SHF: Small: Supporting Regular Expression Testing, Search, Repair, Comprehension, and Maintenance

Date:

Abstract: Many aspects of our economy rely heavily on software working correctly. However, software errors are common, routinely cause security breaches, and cost our economy billions of dollars annually. Despite the well-known high costs of software errors, the software industry struggles to overcome this challenge, as new errors are reported faster than they can be fixed. Recent research has demonstrated the potential of automated program repair techniques to address this challenge. In this research, we develop new techniques to fix software errors and implement new features automatically. The challenge is to fix code while not breaking other functionality, and to work toward repairing code of increasing complexity.

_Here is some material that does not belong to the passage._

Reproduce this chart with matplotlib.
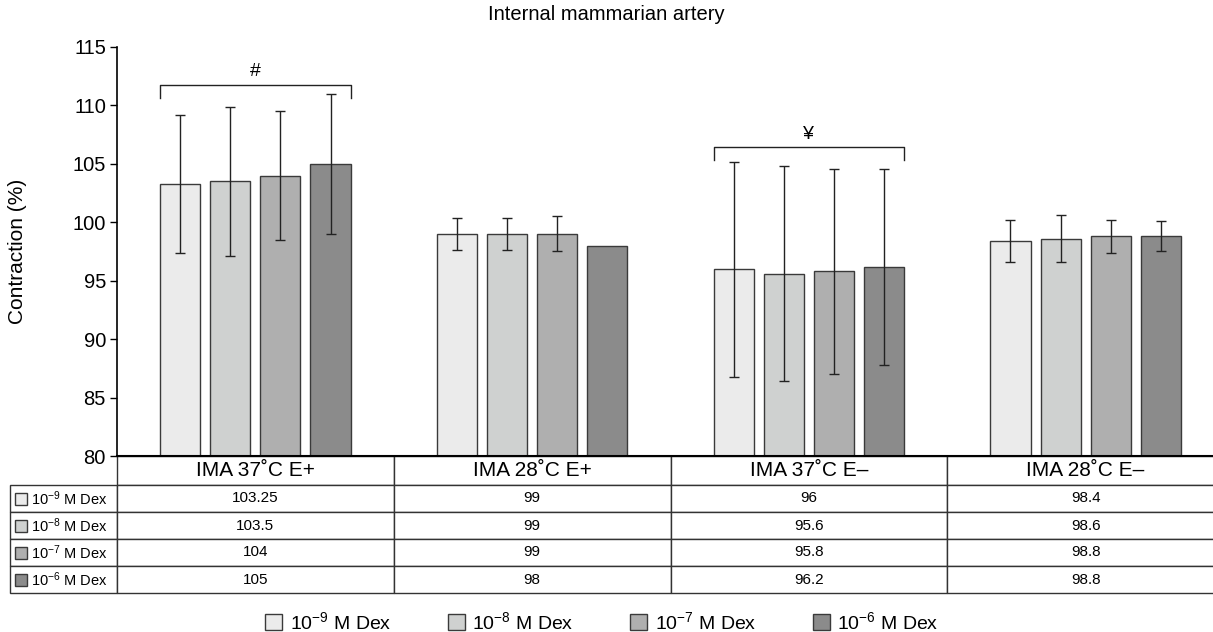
import numpy as np
import matplotlib
matplotlib.use("Agg")
import matplotlib.pyplot as plt
from matplotlib.patches import Rectangle
from matplotlib.table import Table

plt.rcParams['font.family'] = ['Liberation Sans', 'DejaVu Sans']
plt.rcParams['mathtext.default'] = 'regular'

# Dados
categorias = ['IMA 37˚C E+', 'IMA 28˚C E+', 'IMA 37˚C E–', 'IMA 28˚C E–']
doses = [r'$10^{-9}$ M Dex', r'$10^{-8}$ M Dex', r'$10^{-7}$ M Dex', r'$10^{-6}$ M Dex']
cores = ['#ebebeb', '#cfd1d0', '#afafaf', '#8b8b8b']

dex_1e9 = [103.25, 99, 96, 98.4]
dex_1e8 = [103.5, 99, 95.6, 98.6]
dex_1e7 = [104, 99, 95.8, 98.8]
dex_1e6 = [105, 98, 96.2, 98.8]

dp_1e9 = [5.9, 1.4, 9.2, 1.8]
dp_1e8 = [6.4, 1.4, 9.2, 2.0]
dp_1e7 = [5.5, 1.5, 8.8, 1.4]
dp_1e6 = [6.0, np.nan, 8.4, 1.3]

valores = [dex_1e9, dex_1e8, dex_1e7, dex_1e6]
desvios = [dp_1e9, dp_1e8, dp_1e7, dp_1e6]

# Figura (pixels -> fracoes)
W, H = 1213, 632
fig = plt.figure(figsize=(W / 100, H / 100), dpi=100)
ax_l, ax_r, ax_t, ax_b = 117, 1224, 47, 456
ax = fig.add_axes([ax_l / W, 1 - ax_b / H, (ax_r - ax_l) / W, (ax_b - ax_t) / H])

x = np.arange(len(categorias))
passo = 0.181
largura = 0.145
for i, (vals, dps) in enumerate(zip(valores, desvios)):
    pos = x + (i - 1.5) * passo
    ax.bar(pos, np.array(vals) - 80, largura, bottom=80, color=cores[i],
           edgecolor='#3a3a3a', linewidth=1.0, label=doses[i], zorder=2)
    ax.errorbar(pos, vals, yerr=dps, fmt='none', ecolor='#222222',
                elinewidth=1.0, capsize=3.6, capthick=1.0, zorder=3)

ax.set_xlim(-0.5, 3.5)
ax.set_ylim(80, 115)
ax.set_yticks(np.arange(80, 116, 5))
ax.set_xticks([])
ax.tick_params(axis='y', direction='out', length=5, width=1, labelsize=14.5, pad=3)
for lado in ['top', 'right']:
    ax.spines[lado].set_visible(False)
ax.spines['left'].set_linewidth(1.2)
ax.spines['bottom'].set_linewidth(1.5)
ax.set_ylabel('Contraction (%)', fontsize=15)
ax.yaxis.set_label_coords(-(ax_l - 27) / (ax_r - ax_l), 0.5)

fig.text(0.5, 1 - 15 / H, 'Internal mammarian artery', ha='center', va='center', fontsize=14.5)

# Colchetes de significancia
def colchete(ax, grupo, y, y_ponta, simbolo, y_texto):
    esq = grupo - 1.5 * passo - largura / 2
    dir = grupo + 1.5 * passo + largura / 2
    ax.plot([esq, esq, dir, dir], [y_ponta, y, y, y_ponta], color='#222222',
            linewidth=1.0, clip_on=False, zorder=4)
    ax.text(grupo, y_texto, simbolo, ha='center', va='center', fontsize=14)

colchete(ax, 0, 111.75, 110.65, '#', 112.9)
colchete(ax, 2, 106.45, 105.35, '¥', 107.5)

# Tabela abaixo do eixo
larg_rot = 107
larg_col = (ax_r - ax_l) / 4
alt_cab = 29
alt_lin = 27
alt_total = alt_cab + alt_lin * len(doses)
larg_eixo = ax_r - ax_l
tab = Table(ax, bbox=[-larg_rot / larg_eixo, -alt_total / (ax_b - ax_t),
                      1 + larg_rot / larg_eixo, alt_total / (ax_b - ax_t)])
tab.auto_set_font_size(False)

c0 = tab.add_cell(0, 0, larg_rot, alt_cab, text='')
c0.visible_edges = ''
for j, cat in enumerate(categorias):
    cel = tab.add_cell(0, j + 1, larg_col, alt_cab, text=cat, loc='center')
    cel.get_text().set_fontsize(15)
for i, dose in enumerate(doses):
    cel = tab.add_cell(i + 1, 0, larg_rot, alt_lin, text=dose, loc='left')
    cel.PAD = 0.2
    cel.get_text().set_fontsize(10.5)
    for j in range(len(categorias)):
        cel = tab.add_cell(i + 1, j + 1, larg_col, alt_lin, text=f'{valores[i][j]:g}', loc='center')
        cel.get_text().set_fontsize(11)
for cel in tab.get_celld().values():
    cel.set_edgecolor('#333333')
    cel.set_linewidth(1.0)
ax.add_table(tab)

# Quadradinhos de cor nos rotulos da tabela
alt_eixo = ax_b - ax_t
for i in range(len(doses)):
    yc = -(alt_cab + alt_lin * (i + 0.5)) / alt_eixo
    ax.add_patch(Rectangle(((15 - ax_l) / larg_eixo, yc - 6 / alt_eixo),
                           12 / larg_eixo, 12 / alt_eixo, transform=ax.transAxes,
                           facecolor=cores[i], edgecolor='#3a3a3a', linewidth=1.0,
                           clip_on=False))

handles, labels = ax.get_legend_handles_labels()
fig.legend(handles, labels, loc='center', bbox_to_anchor=(602 / W, 1 - 622 / H), ncol=4,
           frameon=False, fontsize=14, handlelength=0.87, handleheight=0.87,
           handletextpad=0.4, columnspacing=2.9)

fig.savefig('out.png', dpi=100)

The approach takes advantage of the high availability of open-source code that already implements many functions required for a new software project. The approach is to search for relevant code in open-source projects, adapt that code to its new context using automated software repair and generation techniques, and then validate the changed software. A key component of the approach is semantic code search, which queries large databases of code to find code snippets that satisfy a behavioral specification. The project develops novel techniques that (1) encode large, searchable bodies of code as behavioral profiles, (2) localize bugs and features to code blocks, modules, and components, (3) extract the desired behavioral profiles of those blocks, modules, and components, (4) use the extracted profiles to search the database for potential patches, (5) adapt the potential patches to fit into the code context, and (6) validate the potential patches. The project focuses on producing high-quality code, verifying that the injected code does not break existing functionality. The broader impacts come mainly from goal of radically improving software productivity through reuse and adaptation of existing code.